Meeting on Long-Range Arms Seen as Crucial : Shultz’s Moscow Visit Called ‘Make-or-Break’ Opportunity for Strategic Pact
WASHINGTON — Secretary of State George P. Shultz’s trip to Moscow this week is shaping up as a crucial--some say “make-or-break”--meeting on a new agreement to reduce long-range offensive nuclear arms in the final year of the Reagan Administration, according to U.S. officials.
Accompanied by Frank C. Carlucci, the President’s national security adviser, Shultz will also try to set a date for a U.S. visit by Soviet leader Mikhail S. Gorbachev to sign a treaty banning intermediate-range nuclear missiles.
Such a treaty, nearing completion in arms negotiations in Geneva, would be modest compared with an agreement to curb the gigantic long-range missiles the two sides are prepared to hurl at each other.
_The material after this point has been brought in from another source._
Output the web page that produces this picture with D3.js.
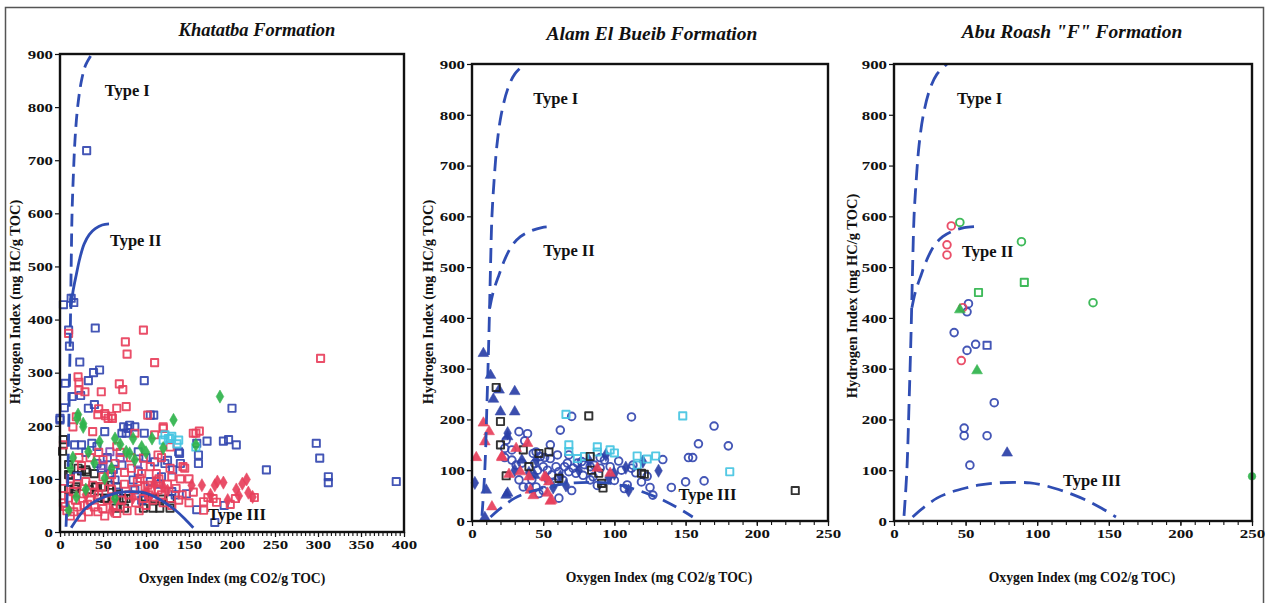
<!DOCTYPE html>
<html><head><meta charset="utf-8">
<script src="https://cdn.jsdelivr.net/npm/d3@7/dist/d3.min.js"></script>
<style>
html,body{margin:0;padding:0;background:#fff;}
svg{display:block;}
text{font-family:"Liberation Serif","Times New Roman",serif;}
</style></head>
<body>
<svg id="chart" width="1268" height="603"></svg>
<script>
// ---------------- DATA ----------------
const yTicks = [0,100,200,300,400,500,600,700,800,900];
const xTicksKhatatba = [0,50,100,150,200,250,300,350,400];
const xTicksOther = [0,50,100,150,200,250];
const panelTitles = ["Khatatba Formation", "Alam El Bueib Formation", "Abu Roash \"F\" Formation"];
const typeNames = ["Type I", "Type II", "Type III"];

// kerogen type boundary curves (OI, HI)
const typeICurve = [[7,10],[9,100],[10.5,230],[12,380],[13,500],[14,600],[15.5,670],[17.5,740],[20.5,800],[25,850],[30,880],[37,900]];
const typeIICurve = [[12.5,420],[15,452],[19,485],[23,515],[28,542],[34,560],[41,571],[49,578],[57,580]];
const typeIIICurve = [[13,8],[20,25],[30,45],[40,57],[50,65],[60,71],[72,75],[85,76],[95,75],[105,70],[115,62],[125,52],[135,40],[145,25],[155,8]];

// Khatatba Formation
const khatatbaBlueSq = [[31,718],[4,428],[13,440],[16,432],[41,384],[10,380],[11,350],[23,320],[6,280],[33,285],[39,300],[46,305],[98,285],[5,234],[24,257],[33,233],[40,240],[109,220],[105,220],[200,233],[52,189],[77,186],[87,198],[98,186],[171,171],[190,171],[196,174],[205,164],[298,167],[302,139],[312,104],[312,93],[391,95],[240,117],[159,167],[161,129],[161,145],[139,148],[180,18],[191,50],[147,72],[159,42],[17,164],[25,164],[37,167],[43,161],[74,198],[79,195],[81,201],[91,151],[72,186],[43,129],[72,126],[91,114],[110,132],[122,129],[140,129],[138,151],[118,104],[131,117],[64,98],[85,98],[87,79],[130,76],[134,70],[14,255],[30,150],[55,140],[62,118],[100,140],[105,95],[115,90],[125,135],[68,75],[95,60],[20,105],[48,120],[58,110],[0,211],[0,214]];
const khatatbaRedSq = [[97,380],[76,358],[78,335],[110,319],[303,327],[21,292],[22,282],[48,264],[69,279],[73,268],[22,267],[66,233],[77,236],[45,232],[44,221],[53,219],[60,218],[102,220],[120,195],[114,145],[158,186],[162,190],[143,123],[167,57],[178,63],[182,56],[204,63],[226,65],[167,41],[10,374],[29,264],[52,223],[56,214],[61,214],[19,217],[15,198],[120,198],[38,189],[87,186],[110,183],[128,160],[155,186],[4,164],[66,161],[97,139],[50,136],[64,129],[83,120],[105,123],[128,120],[112,110],[130,104],[145,120],[50,104],[93,101],[4,82],[15,76],[99,85],[106,79],[103,70],[110,66],[114,79],[118,70],[97,63],[108,60],[6,48],[8,40],[4,55],[20,47],[28,50],[40,47],[50,44],[62,50],[70,47],[33,38],[44,38],[12,30],[25,28],[35,60],[45,70],[55,60],[60,80],[75,90],[80,70],[88,55],[92,40],[120,55],[130,50],[138,60],[150,55],[155,75],[20,90],[30,95],[40,75],[12,100],[25,125],[35,140],[70,150],[82,140],[95,110],[140,100],[150,100],[115,100],[172,65],[198,52],[18,60],[27,72],[38,88],[48,85],[58,95],[72,60],[85,80],[90,95],[102,88],[112,95],[125,90],[135,82],[142,70],[16,38],[52,30],[66,35],[78,40],[10,64],[32,52],[100,50],[60,108],[75,112],[22,140],[45,150],[118,140]];
const khatatbaRedDia = [[153,88],[165,88],[180,88],[183,95],[190,93],[205,80],[212,91],[217,99],[208,68],[224,66],[219,74],[175,70],[195,60],[120,85],[100,75],[85,65],[60,40],[30,70],[110,90],[125,78]];
const khatatbaGreenDia = [[186,255],[132,211],[21,221],[27,204],[20,214],[27,198],[85,176],[107,176],[120,158],[33,151],[46,170],[64,176],[77,151],[81,148],[87,136],[12,120],[52,101],[19,66],[64,63],[10,41],[158,164],[95,160],[70,165],[40,130],[15,140],[100,150],[30,80],[60,120]];
const khatatbaCyanSq = [[122,183],[128,176],[138,173],[120,173],[126,176],[136,166],[130,180],[158,160]];
const khatatbaBlackSq = [[4,174],[3,152],[10,127],[10,108],[25,115],[31,113],[10,80],[17,81],[34,80],[42,85],[58,88],[44,64],[53,64],[62,64],[66,68],[65,45],[97,45],[116,45],[99,66],[118,62],[40,110],[21,120],[30,117],[12,107],[19,85],[41,85],[52,85],[66,85],[52,63],[74,63],[77,63],[110,63],[128,63],[75,45],[108,45],[128,45]];
const khatatbaPurpleSq = [[58,151],[70,140],[90,130],[50,125]];

// Alam El Bueib Formation
const alamBlueCircles = [[112,205],[70,206],[62,179],[33,176],[39,172],[170,187],[159,152],[180,148],[152,125],[155,125],[134,121],[150,77],[163,79],[140,66],[24,159],[37,158],[23,143],[23,125],[43,133],[45,136],[48,127],[51,125],[55,123],[28,120],[31,110],[35,114],[44,113],[46,100],[50,107],[53,100],[56,91],[59,107],[61,97],[65,107],[67,114],[68,97],[71,104],[73,94],[74,114],[77,117],[79,111],[83,107],[86,110],[90,104],[93,120],[97,107],[42,81],[40,67],[45,67],[47,54],[33,81],[36,67],[61,45],[85,87],[83,81],[68,130],[112,104],[113,110],[105,100],[119,77],[125,66],[127,51],[107,64],[109,71],[100,80],[78,90],[64,80],[58,75],[50,60],[88,70],[70,60],[115,95],[123,88],[103,118],[90,125],[60,130],[55,150],[28,140]];
const alamBlueDia = [[131,99],[94,130],[25,173],[2,75],[40,95],[52,85],[62,88],[75,100],[82,120],[100,93],[108,105],[120,117],[45,120],[30,100],[57,66],[66,70],[110,60],[96,85]];
const alamBlueTri = [[8,330],[13,287],[19,258],[30,255],[20,215],[30,215],[25,166],[25,55],[10,61],[9,7],[24,51],[15,240],[35,120],[44,90]];
const alamRedTri = [[8,193],[12,176],[9,156],[3,125],[21,127],[31,143],[39,153],[14,28],[26,92],[41,61],[43,50],[53,55],[55,39],[52,85],[88,104],[97,94],[56,41],[34,97],[40,87],[21,125],[51,87],[54,77]];
const alamBlackSq = [[17,263],[20,196],[20,150],[36,140],[54,136],[40,107],[24,89],[47,133],[61,84],[82,207],[83,127],[84,100],[89,94],[91,74],[92,65],[121,92],[227,60],[119,94]];
const alamCyanSq = [[66,210],[148,207],[68,150],[68,137],[79,127],[88,146],[97,140],[100,134],[116,128],[123,122],[129,128],[181,97],[116,110],[74,123],[88,136]];

// Abu Roash "F" Formation
const abuRedCircles = [[40,581],[37,544],[37,524],[47,316],[48,420]];
const abuGreenCircles = [[46,588],[89,550],[139,430]];
const abuGreenDot = [[250,88]];
const abuGreenSq = [[59,450],[91,470]];
const abuGreenTri = [[46,416],[58,296]];
const abuBlueCircles = [[52,428],[51,412],[42,371],[51,336],[57,348],[49,183],[49,168],[65,168],[53,110],[70,233]];
const abuBlueSq = [[65,346]];
const abuBlueTri = [[79,134]];

// label anchor points in data units (OI, HI) per panel
const typeLabelPos = [
  [[52,821],[58,538],[172,23]],
  [[43,821],[50,522],[145,41]],
  [[44,821],[47.5,520],[118,69]]
];

// ---------------- STYLE / LAYOUT ----------------
const BLUE = "#3448b0", RED = "#e8405c", GREEN = "#2fb44c", CYAN = "#45c4e2", BLACK = "#222", PURPLE = "#7b4db5", DBLUE = "#2b40a8";
const LINE = "#2f4db3";
const TICK_FONT = 13.5, TICK_SX = 1.25;

const panels = [
  { left:60, right:404, top:54, bottom:532, xMax:400, xTicks:xTicksKhatatba, minor:5,
    titleX:257, titleY:36, titleSize:18.5, yLabX:15, yLabY:302, xLabX:232, xLabY:583,
    curveDash:[ "13,7", null, null ],
    series:[
      {d:khatatbaBlackSq, c:BLACK, s:"square"},
      {d:khatatbaBlueSq, c:BLUE, s:"square"},
      {d:khatatbaPurpleSq, c:PURPLE, s:"square"},
      {d:khatatbaRedSq, c:RED, s:"square"},
      {d:khatatbaRedDia, c:RED, s:"diamond", f:true},
      {d:khatatbaCyanSq, c:CYAN, s:"square"},
      {d:khatatbaGreenDia, c:GREEN, s:"diamond", f:true}
    ]},
  { left:472, right:828, top:64, bottom:521, xMax:250, xTicks:xTicksOther, minor:10,
    titleX:652, titleY:40, titleSize:19.5, yLabX:428, yLabY:302, xLabX:659, xLabY:582,
    curveDash:[ "15,8", "15,8", "15,8" ],
    series:[
      {d:alamBlueCircles, c:BLUE, s:"circle"},
      {d:alamBlueDia, c:DBLUE, s:"diamond", f:true},
      {d:alamBlueTri, c:DBLUE, s:"triangle", f:true},
      {d:alamCyanSq, c:CYAN, s:"square"},
      {d:alamBlackSq, c:BLACK, s:"square"},
      {d:alamRedTri, c:RED, s:"triangle", f:true}
    ]},
  { left:894, right:1252, top:64, bottom:521, xMax:250, xTicks:xTicksOther, minor:10,
    titleX:1072, titleY:38, titleSize:19.5, yLabX:852, yLabY:296, xLabX:1082, xLabY:582,
    curveDash:[ "16,8", "16,8", "16,8" ],
    series:[
      {d:abuBlueCircles, c:BLUE, s:"circle"},
      {d:abuBlueSq, c:BLUE, s:"square"},
      {d:abuBlueTri, c:DBLUE, s:"triangle", f:true},
      {d:abuRedCircles, c:RED, s:"circle"},
      {d:abuGreenCircles, c:GREEN, s:"circle"},
      {d:abuGreenSq, c:GREEN, s:"square"},
      {d:abuGreenTri, c:GREEN, s:"triangle", f:true},
      {d:abuGreenDot, c:GREEN, s:"circle", f:true}
    ]}
];

const svg = d3.select("#chart");
svg.append("rect").attr("width",1268).attr("height",603).attr("fill","#fff");
// outer frame
svg.append("rect").attr("x",5.5).attr("y",7.5).attr("width",1258).attr("height",620)
  .attr("fill","none").attr("stroke","#555").attr("stroke-width",1.5);

const symType = {square:d3.symbolSquare, circle:d3.symbolCircle, diamond:d3.symbolDiamond, triangle:d3.symbolTriangle};
const symSize = {square:52, circle:46, diamond:50, triangle:50};

panels.forEach((p, i) => {
  const x = d3.scaleLinear().domain([0, p.xMax]).range([p.left, p.right]);
  const y = d3.scaleLinear().domain([0, 900]).range([p.bottom, p.top]);
  const g = svg.append("g");

  // title
  g.append("text").attr("x", p.titleX).attr("y", p.titleY).attr("text-anchor","middle")
    .attr("font-size", p.titleSize).attr("font-weight","bold").attr("font-style","italic").attr("fill","#111")
    .text(panelTitles[i]);

  // y axis
  const ya = g.append("g").attr("transform", `translate(${p.left},0)`)
    .call(d3.axisLeft(y).tickValues(yTicks).tickSize(5).tickPadding(2));
  ya.select(".domain").remove();
  ya.selectAll("line").attr("stroke","#111").attr("stroke-width",1.2);
  ya.selectAll("text").attr("font-size",TICK_FONT).attr("font-weight","bold").attr("fill","#111")
    .attr("x", null).attr("transform", `translate(-7,0) scale(${TICK_SX},1)`)
    .style("font-family",'"Liberation Serif",serif');

  // x axis minor ticks
  const minorVals = d3.range(0, p.xMax + 0.001, p.minor);
  const xm = g.append("g").attr("transform", `translate(0,${p.bottom})`)
    .call(d3.axisBottom(x).tickValues(minorVals).tickSize(4).tickFormat(""));
  xm.select(".domain").remove();
  xm.selectAll("line").attr("stroke","#111").attr("stroke-width",1.1);
  // x axis major ticks + labels
  const xa = g.append("g").attr("transform", `translate(0,${p.bottom})`)
    .call(d3.axisBottom(x).tickValues(p.xTicks).tickSize(5).tickPadding(2));
  xa.select(".domain").remove();
  xa.selectAll("line").attr("stroke","#111").attr("stroke-width",1.2);
  xa.selectAll("text").attr("font-size",TICK_FONT).attr("font-weight","bold").attr("fill","#111")
    .attr("transform", `scale(${TICK_SX},1)`)
    .style("font-family",'"Liberation Serif",serif');

  // axis titles
  g.append("text").attr("transform", `translate(${p.yLabX},${p.yLabY}) rotate(-90)`)
    .attr("text-anchor","middle").attr("dy","0.35em").attr("font-size",14.5).attr("font-weight","bold").attr("fill","#111")
    .text("Hydrogen Index (mg HC/g TOC)");
  g.append("text").attr("x", p.xLabX).attr("y", p.xLabY).attr("text-anchor","middle")
    .attr("font-size",13.7).attr("font-weight","bold").attr("fill","#111")
    .text("Oxygen Index (mg CO2/g TOC)");

  // markers
  p.series.forEach(s => {
    const sym = d3.symbol().type(symType[s.s]).size(symSize[s.s]);
    g.append("g").selectAll("path").data(s.d).join("path")
      .attr("transform", d => `translate(${x(d[0])},${y(d[1])})`)
      .attr("d", sym)
      .attr("fill", s.f ? s.c : "none")
      .attr("stroke", s.c)
      .attr("stroke-width", s.f ? 0.6 : 1.9)
      .attr("stroke-linejoin","round")
      .attr("opacity", 0.92);
  });

  // type curves
  const line = d3.line().x(d => x(d[0])).y(d => y(d[1])).curve(d3.curveCatmullRom.alpha(0.5));
  [typeICurve, typeIICurve, typeIIICurve].forEach((c, k) => {
    const path = g.append("path").attr("d", line(c)).attr("fill","none")
      .attr("stroke", LINE).attr("stroke-width", 2.8).attr("stroke-linecap","butt");
    if (p.curveDash[k]) path.attr("stroke-dasharray", p.curveDash[k]);
  });

  // type labels
  typeLabelPos[i].forEach((pos, k) => {
    g.append("text").attr("x", x(pos[0])).attr("y", y(pos[1]))
      .attr("font-size",16.5).attr("font-weight","bold").attr("fill","#111")
      .text(typeNames[k]);
  });

  // plot frame
  g.append("rect").attr("x", p.left).attr("y", p.top)
    .attr("width", p.right - p.left).attr("height", p.bottom - p.top)
    .attr("fill","none").attr("stroke","#111").attr("stroke-width",2.4);
});
</script>
</body></html>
Strategic missiles have a range of at least 3,000 miles and are capable of striking targets anywhere in the United States or the Soviet Union from U.S. and Soviet launch sites. Intermediate-range missiles are designed to strike targets between 300 miles and 3,000 miles from launch sites.
The superpowers have agreed in principle to cut their offensive arsenals in half, to a ceiling on each side of 1,600 delivery systems (missiles and bombers) and 6,000 warheads on those systems. And Gorbachev has said a treaty can be signed in the first half of 1988.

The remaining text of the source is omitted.